Data lines »

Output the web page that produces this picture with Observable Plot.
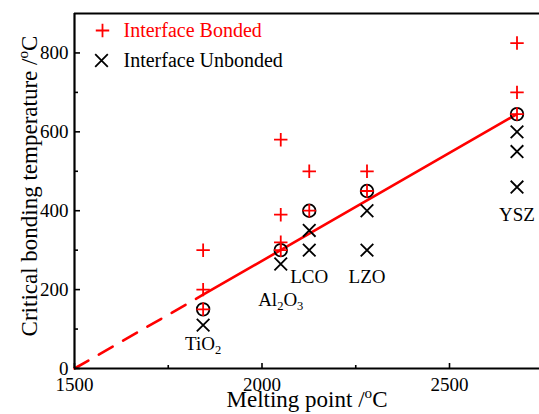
<!DOCTYPE html>
<html>
<head>
<meta charset="utf-8">
<script src="https://cdn.jsdelivr.net/npm/d3@7"></script>
<script src="https://cdn.jsdelivr.net/npm/@observablehq/plot@0.6"></script>
<style>
  html, body { margin: 0; padding: 0; background: #fff; }
  #chart { width: 539px; height: 414px; overflow: hidden; }
  #chart svg, #chart svg text, #chart svg tspan { font-family: 'Liberation Serif', 'Times New Roman', serif !important; }
</style>
</head>
<body>
<div id="chart"></div>
<script>
// ---- data ----
const materials = ["TiO_2", "Al_2O_3", "LCO", "LZO", "YSZ"];
const meltingPoints = [1843, 2050, 2126, 2280, 2680];
const bondedTemps = [[300, 200, 150], [580, 390, 320, 300], [500, 400], [500, 450], [825, 700, 645]];
const unbondedTemps = [[110], [265], [350, 300], [400, 300], [600, 550, 460]];
const criticalTemps = [150, 300, 400, 450, 645];
const labelTemps = [63, 175, 233, 233, 390];
const fitDashedX = [1500, 1843];
const fitDashedY = [0, 187];
const fitSolidX = [1843, 2680];
const fitSolidY = [187, 645];
const xMajorTicks = [1500, 2000, 2500];
const xMinorTicks = [1750, 2250];
const yMajorTicks = [0, 200, 400, 600, 800];
const yMinorTicks = [100, 300, 500, 700];
const legendLabels = ["Interface Bonded", "Interface Unbonded"];
const xTitle = "Melting point /^oC";
const yTitle = "Critical bonding temperature /^oC";

// ---- tables ----
const bonded = meltingPoints.flatMap((m, i) => bondedTemps[i].map(t => ({x: m, y: t})));
const unbonded = meltingPoints.flatMap((m, i) => unbondedTemps[i].map(t => ({x: m, y: t})));
const critical = meltingPoints.map((m, i) => ({x: m, y: criticalTemps[i]}));
const labels = materials.map((s, i) => ({x: meltingPoints[i], y: labelTemps[i], s}));
const dashed = fitDashedX.map((x, i) => ({x, y: fitDashedY[i]}));
const solid = fitSolidX.map((x, i) => ({x, y: fitSolidY[i]}));

const W = 539, H = 414, ML = 74, MT = 13, MB = 46, MR = 0;
const FW = W - ML - MR, FH = H - MT - MB;
const RED = "#ff0000";
const PLUS_R = 4.4, TIMES_R = 5.8, CIRCLE_R = 6.3, SW = 1.8;
const FONT = "'Liberation Serif', 'Times New Roman', serif";

const chart = Plot.plot({
  width: W, height: H,
  marginLeft: ML, marginTop: MT, marginBottom: MB, marginRight: MR,
  style: {fontFamily: FONT, fontSize: "19px", color: "#000", background: "#fff"},
  x: {domain: [1500, 2740], axis: null},
  y: {domain: [0, 900], axis: null},
  marks: [
    // fit line
    Plot.line(dashed, {x: "x", y: "y", stroke: RED, strokeWidth: 2.6, strokeDasharray: "16,12"}),
    Plot.line(solid, {x: "x", y: "y", stroke: RED, strokeWidth: 2.6}),
    // points
    Plot.dot(critical, {x: "x", y: "y", symbol: "circle", r: CIRCLE_R, stroke: "#000", strokeWidth: SW, fill: "none"}),
    Plot.dot(unbonded, {x: "x", y: "y", symbol: "times", r: TIMES_R, stroke: "#000", strokeWidth: SW}),
    Plot.dot(bonded, {x: "x", y: "y", symbol: "plus", r: PLUS_R, stroke: RED, strokeWidth: SW}),
    // material labels
    Plot.text(labels, {x: "x", y: "y", text: "s", fontSize: 19, fill: "#000", fontFamily: FONT}),
    // frame
    Plot.ruleX([1500], {stroke: "#000", strokeWidth: 2.2}),
    Plot.ruleY([0, 900], {stroke: "#000", strokeWidth: 2.2}),
    // inward ticks
    Plot.tickX(xMajorTicks, {x: d => d, insetTop: FH - 5, stroke: "#000", strokeWidth: 1.6}),
    Plot.tickX(xMinorTicks, {x: d => d, insetTop: FH - 3, stroke: "#000", strokeWidth: 1.6}),
    Plot.tickY(yMajorTicks, {y: d => d, insetRight: FW - 6, stroke: "#000", strokeWidth: 1.6}),
    Plot.tickY(yMinorTicks, {y: d => d, insetRight: FW - 4, stroke: "#000", strokeWidth: 1.6}),
    // tick labels
    Plot.axisX({ticks: xMajorTicks, tickFormat: d3.format("d"), tickSize: 0, tickPadding: 9, label: null, fontSize: 19, fontFamily: FONT}),
    Plot.axisY({ticks: yMajorTicks, tickFormat: d3.format("d"), tickSize: 0, tickPadding: 6, label: null, fontSize: 19, fontFamily: FONT}),
    // axis titles
    Plot.text([xTitle], {text: d => d, frameAnchor: "bottom", textAnchor: "middle", dy: 38, fontSize: 23, fontFamily: FONT}),
    Plot.text([yTitle], {text: d => d, frameAnchor: "left", textAnchor: "middle", dx: -45, dy: -5, rotate: -90, fontSize: 23, fontFamily: FONT}),
    // legend
    Plot.dot([legendLabels[0]], {frameAnchor: "top-left", dx: 28, dy: 17, symbol: "plus", r: PLUS_R, stroke: RED, strokeWidth: SW}),
    Plot.text([legendLabels[0]], {text: d => d, frameAnchor: "top-left", dx: 49, dy: 17, textAnchor: "start", lineAnchor: "middle", fill: RED, fontSize: 20, fontFamily: FONT}),
    Plot.dot([legendLabels[1]], {frameAnchor: "top-left", dx: 27, dy: 47, symbol: "times", r: TIMES_R, stroke: "#000", strokeWidth: SW}),
    Plot.text([legendLabels[1]], {text: d => d, frameAnchor: "top-left", dx: 49, dy: 47, textAnchor: "start", lineAnchor: "middle", fill: "#000", fontSize: 20, fontFamily: FONT})
  ]
});

document.getElementById("chart").appendChild(chart);

// sub/superscript markup: _x subscript, ^x superscript
function richify(root) {
  const ns = "http://www.w3.org/2000/svg";
  root.querySelectorAll("text").forEach(t => {
    const s = t.textContent;
    if (!/[_^]/.test(s) || t.children.length) return;
    const fs = parseFloat(getComputedStyle(t).fontSize) || 19;
    t.textContent = "";
    let offset = 0;
    const add = (str, target, small) => {
      const ts = document.createElementNS(ns, "tspan");
      ts.textContent = str;
      const d = target - offset;
      if (d) ts.setAttribute("dy", d.toFixed(2));
      offset = target;
      if (small) ts.setAttribute("font-size", (fs * 0.66).toFixed(2));
      t.appendChild(ts);
    };
    let buf = "";
    for (let i = 0; i < s.length; i++) {
      const c = s[i];
      if ((c === "_" || c === "^") && i + 1 < s.length) {
        if (buf) { add(buf, 0, false); buf = ""; }
        add(s[i + 1], c === "_" ? fs * 0.22 : -fs * 0.38, true);
        i++;
      } else buf += c;
    }
    if (buf) add(buf, 0, false);
  });
}
richify(chart);
</script>
</body>
</html>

Exercise objective »
Reproduce the full listing faithfully, but do not carry over any pictures.

Result for this exercise »
Output the web page that produces this picture with Observable Plot.
<!DOCTYPE html>
<html>
<head>
<meta charset="utf-8">
<script src="https://cdn.jsdelivr.net/npm/d3@7"></script>
<script src="https://cdn.jsdelivr.net/npm/@observablehq/plot@0.6"></script>
<style>
  html, body { margin: 0; padding: 0; background: #fff; }
  #chart { width: 539px; height: 414px; overflow: hidden; }
  #chart svg, #chart svg text, #chart svg tspan { font-family: 'Liberation Serif', 'Times New Roman', serif !important; }
</style>
</head>
<body>
<div id="chart"></div>
<script>
// ---- data ----
const materials = ["TiO_2", "Al_2O_3", "LCO", "LZO", "YSZ"];
const meltingPoints = [1843, 2050, 2126, 2280, 2680];
const bondedTemps = [[300, 200, 150], [580, 390, 320, 300], [500, 400], [500, 450], [825, 700, 645]];
const unbondedTemps = [[110], [265], [350, 300], [400, 300], [600, 550, 460]];
const criticalTemps = [150, 300, 400, 450, 645];
const labelTemps = [63, 175, 233, 233, 390];
const fitDashedX = [1500, 1843];
const fitDashedY = [0, 187];
const fitSolidX = [1843, 2680];
const fitSolidY = [187, 645];
const xMajorTicks = [1500, 2000, 2500];
const xMinorTicks = [1750, 2250];
const yMajorTicks = [0, 200, 400, 600, 800];
const yMinorTicks = [100, 300, 500, 700];
const legendLabels = ["Interface Bonded", "Interface Unbonded"];
const xTitle = "Melting point /^oC";
const yTitle = "Critical bonding temperature /^oC";

// ---- tables ----
const bonded = meltingPoints.flatMap((m, i) => bondedTemps[i].map(t => ({x: m, y: t})));
const unbonded = meltingPoints.flatMap((m, i) => unbondedTemps[i].map(t => ({x: m, y: t})));
const critical = meltingPoints.map((m, i) => ({x: m, y: criticalTemps[i]}));
const labels = materials.map((s, i) => ({x: meltingPoints[i], y: labelTemps[i], s}));
const dashed = fitDashedX.map((x, i) => ({x, y: fitDashedY[i]}));
const solid = fitSolidX.map((x, i) => ({x, y: fitSolidY[i]}));

const W = 539, H = 414, ML = 74, MT = 13, MB = 46, MR = 0;
const FW = W - ML - MR, FH = H - MT - MB;
const RED = "#ff0000";
const PLUS_R = 4.4, TIMES_R = 5.8, CIRCLE_R = 6.3, SW = 1.8;
const FONT = "'Liberation Serif', 'Times New Roman', serif";

const chart = Plot.plot({
  width: W, height: H,
  marginLeft: ML, marginTop: MT, marginBottom: MB, marginRight: MR,
  style: {fontFamily: FONT, fontSize: "19px", color: "#000", background: "#fff"},
  x: {domain: [1500, 2740], axis: null},
  y: {domain: [0, 900], axis: null},
  marks: [
    // fit line
    Plot.line(dashed, {x: "x", y: "y", stroke: RED, strokeWidth: 2.6, strokeDasharray: "16,12"}),
    Plot.line(solid, {x: "x", y: "y", stroke: RED, strokeWidth: 2.6}),
    // points
    Plot.dot(critical, {x: "x", y: "y", symbol: "circle", r: CIRCLE_R, stroke: "#000", strokeWidth: SW, fill: "none"}),
    Plot.dot(unbonded, {x: "x", y: "y", symbol: "times", r: TIMES_R, stroke: "#000", strokeWidth: SW}),
    Plot.dot(bonded, {x: "x", y: "y", symbol: "plus", r: PLUS_R, stroke: RED, strokeWidth: SW}),
    // material labels
    Plot.text(labels, {x: "x", y: "y", text: "s", fontSize: 19, fill: "#000", fontFamily: FONT}),
    // frame
    Plot.ruleX([1500], {stroke: "#000", strokeWidth: 2.2}),
    Plot.ruleY([0, 900], {stroke: "#000", strokeWidth: 2.2}),
    // inward ticks
    Plot.tickX(xMajorTicks, {x: d => d, insetTop: FH - 5, stroke: "#000", strokeWidth: 1.6}),
    Plot.tickX(xMinorTicks, {x: d => d, insetTop: FH - 3, stroke: "#000", strokeWidth: 1.6}),
    Plot.tickY(yMajorTicks, {y: d => d, insetRight: FW - 6, stroke: "#000", strokeWidth: 1.6}),
    Plot.tickY(yMinorTicks, {y: d => d, insetRight: FW - 4, stroke: "#000", strokeWidth: 1.6}),
    // tick labels
    Plot.axisX({ticks: xMajorTicks, tickFormat: d3.format("d"), tickSize: 0, tickPadding: 9, label: null, fontSize: 19, fontFamily: FONT}),
    Plot.axisY({ticks: yMajorTicks, tickFormat: d3.format("d"), tickSize: 0, tickPadding: 6, label: null, fontSize: 19, fontFamily: FONT}),
    // axis titles
    Plot.text([xTitle], {text: d => d, frameAnchor: "bottom", textAnchor: "middle", dy: 38, fontSize: 23, fontFamily: FONT}),
    Plot.text([yTitle], {text: d => d, frameAnchor: "left", textAnchor: "middle", dx: -45, dy: -5, rotate: -90, fontSize: 23, fontFamily: FONT}),
    // legend
    Plot.dot([legendLabels[0]], {frameAnchor: "top-left", dx: 28, dy: 17, symbol: "plus", r: PLUS_R, stroke: RED, strokeWidth: SW}),
    Plot.text([legendLabels[0]], {text: d => d, frameAnchor: "top-left", dx: 49, dy: 17, textAnchor: "start", lineAnchor: "middle", fill: RED, fontSize: 20, fontFamily: FONT}),
    Plot.dot([legendLabels[1]], {frameAnchor: "top-left", dx: 27, dy: 47, symbol: "times", r: TIMES_R, stroke: "#000", strokeWidth: SW}),
    Plot.text([legendLabels[1]], {text: d => d, frameAnchor: "top-left", dx: 49, dy: 47, textAnchor: "start", lineAnchor: "middle", fill: "#000", fontSize: 20, fontFamily: FONT})
  ]
});

document.getElementById("chart").appendChild(chart);

// sub/superscript markup: _x subscript, ^x superscript
function richify(root) {
  const ns = "http://www.w3.org/2000/svg";
  root.querySelectorAll("text").forEach(t => {
    const s = t.textContent;
    if (!/[_^]/.test(s) || t.children.length) return;
    const fs = parseFloat(getComputedStyle(t).fontSize) || 19;
    t.textContent = "";
    let offset = 0;
    const add = (str, target, small) => {
      const ts = document.createElementNS(ns, "tspan");
      ts.textContent = str;
      const d = target - offset;
      if (d) ts.setAttribute("dy", d.toFixed(2));
      offset = target;
      if (small) ts.setAttribute("font-size", (fs * 0.66).toFixed(2));
      t.appendChild(ts);
    };
    let buf = "";
    for (let i = 0; i < s.length; i++) {
      const c = s[i];
      if ((c === "_" || c === "^") && i + 1 < s.length) {
        if (buf) { add(buf, 0, false); buf = ""; }
        add(s[i + 1], c === "_" ? fs * 0.22 : -fs * 0.38, true);
        i++;
      } else buf += c;
    }
    if (buf) add(buf, 0, false);
  });
}
richify(chart);
</script>
</body>
</html>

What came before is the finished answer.